Effective Synthesis of Cationic Cellulose with a High Degree of Substitution and Its Characteristics for Battery Applications

Abstract

Cellulose is attracting attention for the development of environmentally friendly, carbon-neutral, sustainable materials. Cellulose derivatives with cationic groups have the potential for applications in various fields, e.g., electrolytes. However, the current situation is marked by a low degree of cationic group incorporation and a need for more efficient synthesis methods. In this study, cationic cellulose was synthesized using an epoxy derivative, 2,3-epoxypropyltrimethylammonium chloride (EPTMAC), in an aqueous pyrrolidinium hydroxide solution. Since an aqueous pyrrolidinium hydroxide solution is a strong alkaline solution, the solution not only exhibits a high cellulose solubility at room temperature but also facilitates the reaction between cellulose and the epoxy derivative. We investigated the influence of reaction time, temperature, cellulose concentration, cationic reagent concentration, and the selection of a precipitation solvent for purification on the degree of substitution (DS) value of cationic cellulose.
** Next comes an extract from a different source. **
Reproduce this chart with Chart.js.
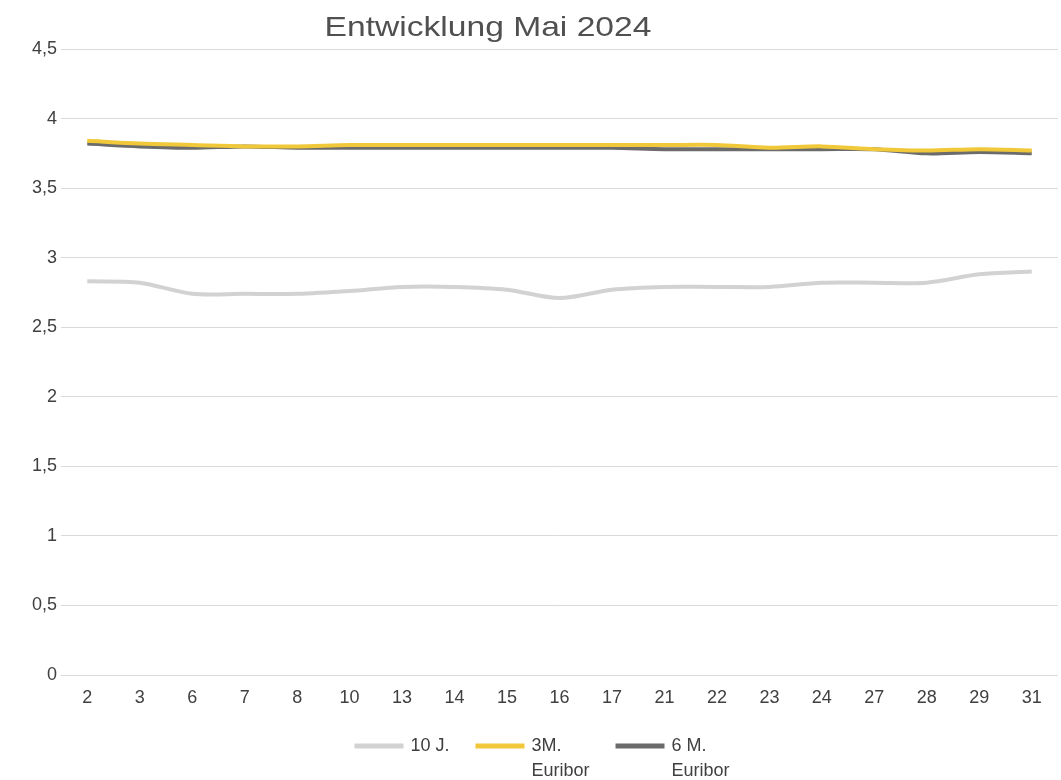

The structure of the obtained cationic cellulose was examined using ¹H NMR, ¹H–¹³C HSQC, ¹H–¹H TOCSY measurements, and Fourier-transform infrared spectroscopy (FT-IR). As a result of increasing cellulose and EPTMAC concentrations, the DS value increased, reaching a maximum value of 1.9. Solubility tests indicated that the cationic cellulose with chloride counter-anions exhibited notable solubility even in ethanol when the DS values were over 1.2. Cationic cellulose with bis(trifluoromethylsulfonyl)amide (TFSA) anion synthesized with a view to battery applications was insoluble in water and exhibited a film-forming property. Thus, the solubility of cationic cellulose could be controlled by varying the anionic species. Cationic cellulose with TFSA anion showed a thermal decomposition temperature above 300 °C. The ionic conductivity of gel electrolytes composed of cationic cellulose and an ionic liquid was evaluated.